Board to Study Proposals for Reopening
Posted on 07/11/2020
Akron Public Schools delivered to its board last night reopening recommendations that are based on expected requirements for social distancing of at least six feet and 50% capacity on buses.

Chief Academic Officer Ellen McWilliams-Woods, Ph.D., told the board, "We have to take every classroom and split it in half to accommodate these guidelines."

The detailed report, which took nearly two hours to present in its entirety, was thorough and addressed virtually every concern and potential solution.

The recommendations, created by eight committees of administrators, teachers and parents, are still in draft form. A final version would go to the board mid-July for a vote.

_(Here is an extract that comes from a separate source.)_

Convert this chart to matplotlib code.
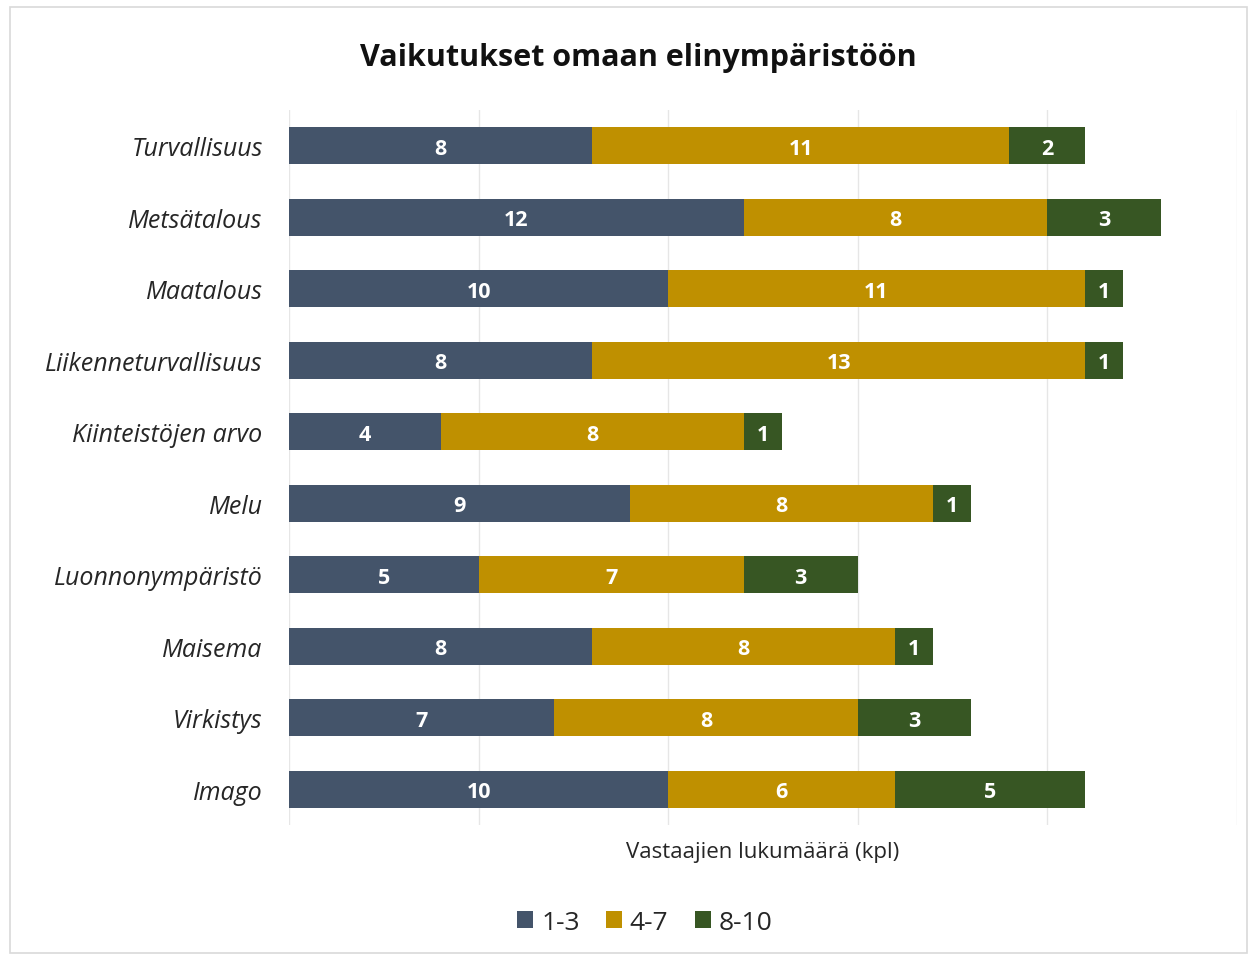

The blueprint will also be updated after the state releases its guidance.

Akron Public Schools began working on a plan weeks ago, rather than waiting for official word from the state of Ohio. The teachers' union, the Akron Education Association, was heavily invested in the process.

Said President Pat Shipe, “We had to start working on developing the plan knowing we would have to adjust it to whatever guidelines come out from Columbus."

Superintendent David W. James, Ed.D., said after the meeting that they have been ever mindful that any plans made by public schools will have a significant effect on families and their way of life. "We know what decisions we arrive at will have an impact on child care issues at home and on whether parents can return to work."

A parent survey showed about 80% of parents were planning to send their kids back to school in the fall, with another 12% still unsure.

Chief Academic Officer Ellen McWilliams-Woods said parents will need to decide by July 24 and would need to commit to an option for the full semester. All parents have the option to have their children do 100% online learning through APS Online, Akron Public Schools online learning program.

As for what school may look like:

The recommendations call for every student and staff member to wear a mask at school.

The district likely has enough space to allow for students in kindergarten, first and second grades to be at school every day. Business Affairs Director Debra Foulk cautioned that more space may be needed in the crowded North cluster of schools.

Kindergarten-through-grade-two students would, under the plan, stay with their main classroom teacher for half of the day to focus on math and reading. The other half would be spent in physical education and art. It would also include enrichment activities and as-needed interventions.

Students in grades three through eight would come to school two days a week and would be learning -- online -- the other three.

High school students would do the majority of their lessons online and would be scheduled in small groups within their College and Career Academies to come to school for labs, projects and other hands-on work.

Students with significant disabilities, no matter their grade level, would be prioritized to come to school every day of the week.

And, there was a cautionary note from AEA President Pat Shipe who said, "Our plans have to be flexible. At different points in the year, one or more schools may have to go entirely remote if an outbreak were to occur."